Balenger peered down. The impulse had become reflexive. “While I was unconscious, someone injected me with a sedative. The place where the needle went in is red and swollen.”

“Sounds like it’s infected. You ought to see a doctor.”

“I don’t have time.” Balenger leaned forward. “Professor Donovan says you know a lot about something called the Sepulcher of Worldly Desires.”

She looked surprised. “Where on earth did you hear about that?”

“Whoever took my friend left those words as some kind of clue. I think it’s part of a game, an extremely deadly one.” Balenger couldn’t help glancing at the computer.

“The Sepulcher of Worldly Desires.” Professor Graham nodded. “It’s fascinated me for years. On January third, 1900, a man named Donald Reich staggered into a town called Cottonwood near the Wind River mountain range in central Wyoming. He was delirious. Not only was the temperature below zero, but snow had been falling for several days. He was taken to the local doctor, who determined that his nose, ears, toes, and fingers had frostbite and would need to be amputated before gangrene spread through his body. In Reich’s few lucid periods, he told an amazing story about traveling on foot from a town called Avalon. The place, located in a valley within the Wind River range, was once a mining town. But after the mine stopped producing, Avalon fell on hard times. It was a hundred miles from Cottonwood, and Reich claimed to have set out on New Year’s Eve, traveling that distance in some of the worst weather in years.”

Balenger listened intently.

“Reich was barely coherent,” Professor Graham continued, “but the doctor was able to learn that he was Avalon’s minister and that the purpose of his desperate journey wasn’t to summon help for the town. He wasn’t seeking medicine to fight an epidemic or trying to get food for a starving community. No, Reich’s motive was to escape.”

Balenger straightened. “Escape from what?”

“Reich kept talking about the new century. Recall the date I gave you. January third, 1900. Three days earlier, the 1800s became the 1900s. The start of the new century terrified him. He kept babbling about being a coward, about how he should have stayed and tried to help, about how he’d damned his soul by surrendering to his fear and running away.”

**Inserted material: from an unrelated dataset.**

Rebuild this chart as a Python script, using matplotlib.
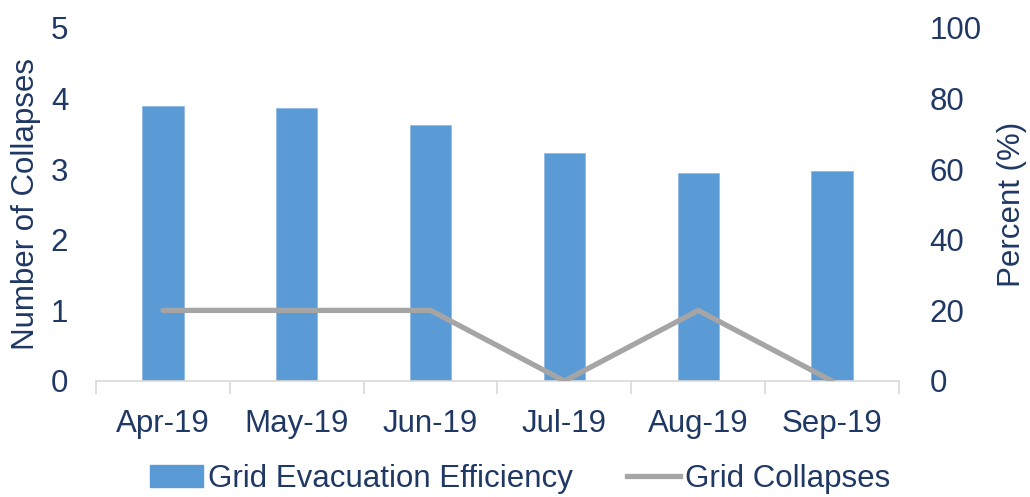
import matplotlib
matplotlib.use("Agg")
import matplotlib.pyplot as plt
import numpy as np
from matplotlib.lines import Line2D
from matplotlib.patches import Patch

months = ["Apr-19", "May-19", "Jun-19", "Jul-19", "Aug-19", "Sep-19"]
efficiency = [77.9, 77.3, 72.6, 64.7, 58.8, 59.6]
collapses = [1, 1, 1, 0, 1, 0]

navy = "#1f3864"
bar_col = "#5b9bd5"
line_col = "#a5a5a5"
plt.rcParams['font.family'] = ['Liberation Sans', 'DejaVu Sans']
fs = 22.5

fig = plt.figure(figsize=(10.30, 4.97), dpi=100)
ax = fig.add_axes([96/1030, 1-381/497, (899-96)/1030, (381-28)/497])
ax2 = ax.twinx()

x = np.arange(len(months))
ax2.bar(x, efficiency, width=0.31, color=bar_col, edgecolor="#8fbbe6", linewidth=0.6, zorder=1)
ax.set_zorder(ax2.get_zorder() + 1)
ax.patch.set_visible(False)
ax.plot(x, collapses, color=line_col, linewidth=3.8, solid_capstyle='round', zorder=3)

ax.set_xlim(-0.5, len(months) - 0.5)
ax.set_ylim(0, 5)
ax2.set_ylim(0, 100)
ax.set_yticks(range(0, 6))
ax2.set_yticks(range(0, 101, 20))

for a in (ax, ax2):
    for s in a.spines.values():
        s.set_visible(False)
    a.tick_params(axis='y', length=0, labelsize=fs, labelcolor=navy)
ax.spines['bottom'].set_visible(True)
ax.spines['bottom'].set_color("#d9d9d9")
ax.spines['bottom'].set_linewidth(1.2)

ax.set_xticks(x)
ax.set_xticklabels(months)
ax.tick_params(axis='x', which='major', length=0, labelsize=fs, labelcolor=navy, pad=20)
ax.set_xticks(np.arange(-0.5, len(months)), minor=True)
ax.tick_params(axis='x', which='minor', length=9, color="#d9d9d9", width=1.2)
ax2.tick_params(axis='x', length=0)
ax.tick_params(axis='y', pad=20)
ax2.tick_params(axis='y', pad=22)

ax.set_ylabel("Number of Collapses", fontsize=fs, color=navy)
ax2.set_ylabel("Percent (%)", fontsize=fs, color=navy)
ax.yaxis.set_label_coords(-0.068, 0.5)
ax2.yaxis.set_label_coords(1.122, 0.5)

handles = [Patch(facecolor=bar_col, edgecolor=bar_col),
           Line2D([0], [0], color=line_col, linewidth=3.8)]
fig.legend(handles, ["Grid Evacuation Efficiency", "Grid Collapses"],
           loc='center', bbox_to_anchor=(0.505, 0.036), ncol=2, frameon=False,
           fontsize=fs, labelcolor=navy, handlelength=1.7, handletextpad=0.16,
           columnspacing=1.75, handleheight=0.7)

fig.savefig("out.png", dpi=100)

Balenger felt a nervous ripple in his stomach. “But what on earth so frightened him that he abandoned his congregation and fled a hundred miles in the dead of winter?”

“The Sepulcher of Worldly Desires.”

9

Balenger’s fingers tightened on the arms of his chair. Amanda, he thought. I need to find you.

“My book The American West at the End of the Nineteenth Century has a chapter devoted to end-of-century hysteria.” Professor Graham went to a bookshelf, pulled out a volume, and flipped through it until she found the section she wanted. “Take a look at the indented material. It comes from Reich. He had handwritten pages stuffed in his clothing.”

Balenger read what she pointed at.

Dec. 31, 1899

The year hurtles to an end. So does the century. I fear I am losing my mind. I do not mean “losing my grasp of reality.” I know perfectly well what is happening. But I am powerless to prevent the outcome. Each day, I have less strength of mind to resist.

On this last day, it is supposedly dawn, but outside there is only the darkness of a howling blizzard. The swirl of shrieking snow matches my confusion. I pray that writing these pages will give me clarity. If not, and if the world impossibly survives for another hundred years, you who find this within the Sepulcher will perhaps understand what I cannot.

Balenger lowered the book. “Sounds insane.”

“The doctor found a dozen scrawled pages in Reich’s clothing. What you read comes from the start of the manuscript.”

Balenger indicated the last sentence. “Reich mentions the Sepulcher.”

“But not its full name. That comes later in the manuscript.”

“What’s this about ‘If the world impossibly survives for another hundred years’?”

The professor spread her aging hands. “Apocalyptic fears are often part of end-of-century hysteria.”

“So, in a failing town in a valley in the middle of nowhere, this minister let his imagination get the better of him. But why did he run? Surely Reich didn’t think he could escape the end of the world by fleeing to another location.”